Shawn from Bowmanville
I like Cormac McCarthy's work, however it's oppressive as fuck. This is the second book of his I've read (The Blood Meridian was the first) and holy shit. I mean the man is a poet, no doubt about it, but where did I put the straight edge and is the bath water hot enough yet. He is what Stephen King is afraid of writing. Personally, I love both Cormac and Steve, for very different reasons, but the older I get I find my interests tend to move toward the lighter side. Cormac is definitely darker than a sucked out hole in a tar factory and I love him for it, but you really have to be in the mood for it.
Steven from Los Angeles
Slow start. brilliant finish. This book really can do a number on you emotionally. If you cry reading books, you'll weep for this many times during the book. You tell me who else can write like this? You prob. can't because no one else has. could. or prob. ever will.

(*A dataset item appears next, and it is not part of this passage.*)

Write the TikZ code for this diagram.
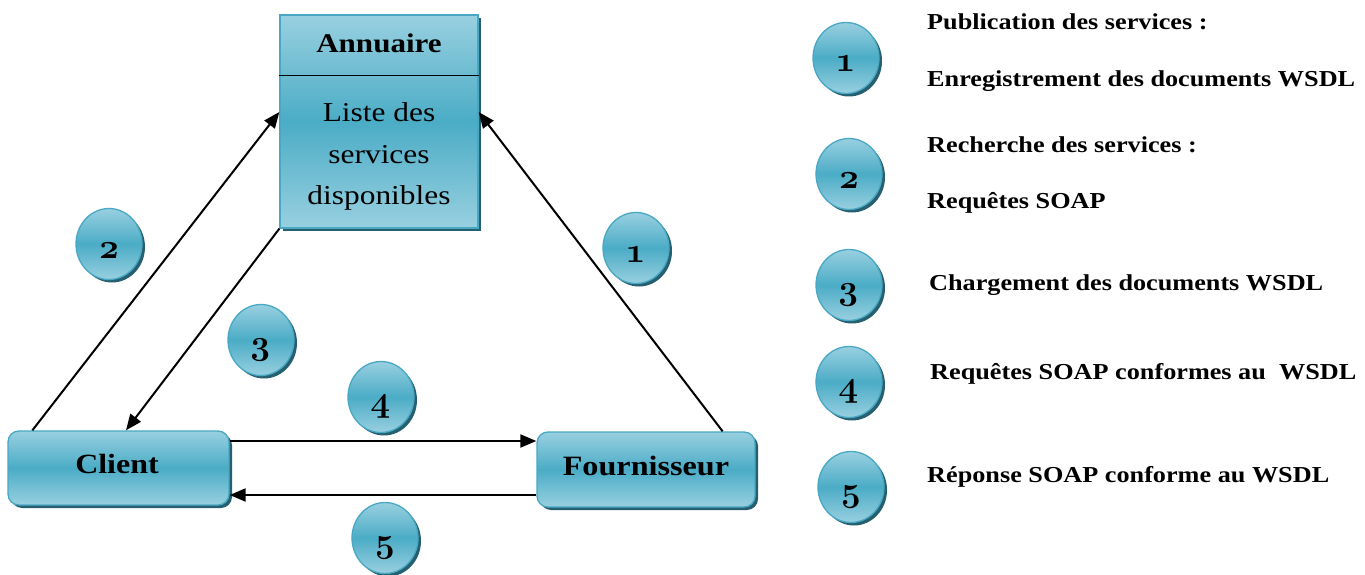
\documentclass[tikz,border=0pt]{standalone}
\usepackage{fontspec}
\setmainfont[FakeStretch=1.15]{Liberation Serif}
\newfontfamily\numfont[Numbers=OldStyle]{Latin Modern Roman}
\usetikzlibrary{arrows.meta,shadows,shapes.geometric}

\definecolor{aqLight}{RGB}{152,208,224}
\definecolor{aqDark}{RGB}{75,172,198}
\definecolor{aqEdge}{RGB}{72,168,196}
\definecolor{aqShadow}{RGB}{38,96,112}

\begin{document}
\begin{tikzpicture}[x=1pt,y=-1pt,
  shaded/.style={draw=aqEdge, line width=1.3pt,
    top color=aqLight, bottom color=aqLight, middle color=aqDark,
    drop shadow={shadow xshift=3pt, shadow yshift=-3pt, fill=aqShadow, opacity=1}},
  panel/.style={shaded, rectangle, inner sep=0pt},
  actor/.style={shaded, rectangle, rounded corners=11pt, inner sep=0pt},
  caption/.style={anchor=base, inner sep=0pt},
  bubble/.style={shaded, ellipse, minimum width=66pt, minimum height=71pt, inner sep=0pt,
    font=\numfont\fontsize{35}{36}\selectfont\bfseries, text height=28pt, text depth=0pt},
  legend/.style={anchor=base west, inner sep=0pt, font=\fontsize{22.8}{26}\selectfont\bfseries},
  flow/.style={draw=black, line width=2pt, -{Triangle[length=16pt,width=13pt]}}]

\useasboundingbox (0,0) rectangle (1365,575);

% directory of services
\node[panel, minimum width=198pt, minimum height=213pt] (annuaire) at (379,121.5) {};
\draw[black, line width=1.5pt] ([yshift=-61pt]annuaire.north west) -- ([yshift=-61pt]annuaire.north east);
\node[caption, font=\fontsize{27}{30}\selectfont\bfseries] (atitle) at (379,53) {Annuaire};
\node[caption, font=\fontsize{27.3}{30}\selectfont] (aline1) at (379,122) {Liste des};
\node[caption, font=\fontsize{27.3}{30}\selectfont] (aline2) at (379,163) {services};
\node[caption, font=\fontsize{27.3}{30}\selectfont] (aline3) at (379,204) {disponibles};

% the two parties
\node[actor, minimum width=221pt, minimum height=74pt] (client) at (118.5,468) {};
\node[caption, font=\fontsize{27.8}{30}\selectfont\bfseries] (clienttxt) at (117,473) {Client};
\node[actor, minimum width=218pt, minimum height=75pt] (fourn) at (646,469.5) {};
\node[caption, font=\fontsize{28}{30}\selectfont\bfseries] (fourntxt) at (646,475) {Fournisseur};

% exchanges
\draw[flow] ([xshift=25pt]client.north west) -- ([yshift=9.5pt]annuaire.west);
\draw[flow] (annuaire.south west) -- ([xshift=7.5pt]client.north);
\draw[flow] ([xshift=-33pt]fourn.north east) -- ([yshift=9.5pt]annuaire.east);
\draw[flow] ([yshift=27pt]client.east) -- ([yshift=27pt]client.east -| fourn.west);
\draw[flow] ([yshift=-27pt]client.east -| fourn.west) -- ([yshift=-27pt]client.east);

% step markers on the diagram
\node[bubble] (d1) at (636,248) {1};
\node[bubble] (d2) at (109,244) {2};
\node[bubble] (d3) at (261,340) {3};
\node[bubble] (d4) at (381,397) {4};
\node[bubble] (d5) at (385,538) {5};

% legend
\node[bubble] (l1) at (846,58) {1};
\node[bubble] (l2) at (849,174) {2};
\node[bubble] (l3) at (849,285) {3};
\node[bubble] (l4) at (849,382) {4};
\node[bubble] (l5) at (851,487) {5};

\node[legend] (t1a) at (927,30) {Publication des services :};
\node[legend] (t1b) at (927,87) {Enregistrement des documents WSDL};
\node[legend] (t2a) at (927,153) {Recherche des services :};
\node[legend] (t2b) at (927,208) {Requêtes SOAP};
\node[legend] (t3) at (929,290) {Chargement des documents WSDL};
\node[legend] (t4) at (930,379) {Requêtes SOAP conformes au\ \ WSDL};
\node[legend] (t5) at (927,482) {Réponse SOAP conforme au WSDL};
\end{tikzpicture}
\end{document}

Book is too good.
Xavier from Austria
Just read this book for the third time and it never fails to evoke the very strongest emotions. Love, fear, anger, hope all war with each other. What never fails to surprise me is that a book as bleak and unendingly desolate as The Road leaves me full of hope for the future. I think this is because there is immense love within each family that will hopefully ensure that each parent will do whatever they can to offer an improved life to their child. And this I hope will lead to the human race being less destructive with each new generation. I know that it was likely a super volcano that caused the environment the Man and the Boy struggled to survive in but the cause is not really relevant, and living in harmony with the planet must be achieved.
Trent from Atlanta
Quite simply, this is the most beautiful book I have ever read.
John from Detroit USA
I agree... Read this book twice consecutively. Not a big fan of fiction but like the post apocolyptic genre...This is a top 3 book for me. McCarthy wastes not one space in his prose. There are single lines that completely envelop the reader. "Borrowed time and borrowed world and borrowed eyes with which to sorrow it.." One of the best lines I've ever read. Beautifully written.
Mark from Scotland
It is true that this book is possibly the most bleak and depressing read ever. Saying that I read it in a few days as it had me completely enthralled. I loved every page and having a young son of my own, I connected with everything. Although the story was totally heartbreaking, the moments of love, happiness and survival made it worth while. Also I'm not much of a blubber but I cried like a baby reading this.
Josh from Australia
Some people may argue a present degree of masochism here, but I'll say this much - I enjoyed The Road. I enjoyed it thoroughly. So many dystopian fictions tie their subtext or "moral" to shoddy, ham-fisted religious messages that cheapen the value of life and experience against the specific creed it's marketing. The Road, with McCarthy's concise, moving prose tells a story that is universally human; painful, gripping, confronting and tragically beautiful. While this might be splitting hairs, John Hillcoat directed the film adaptation and I believe it was produced by Nick Wechsler, Paula Mae Schwartz and Steve Schwartz. Also, it was released in late 2009 and Hollywood producer Harvey Weintsein (to my knowledge) had nothing to do with it.
Mike from Dublin
I agree, a 10/10 book. I first came across Cormac McCarthy's name when I noticed that one of my favourite films, No Country for Old Men, had been adapted from a book he had written. I wouldn't call myself a massive fan of post-apocalyptic literature and I was surprised by just how much I enjoyed (if that is right word) this book. This book has never left me and I still feel a slight heart-ache every time I think about it. Simply written. Simply brilliant.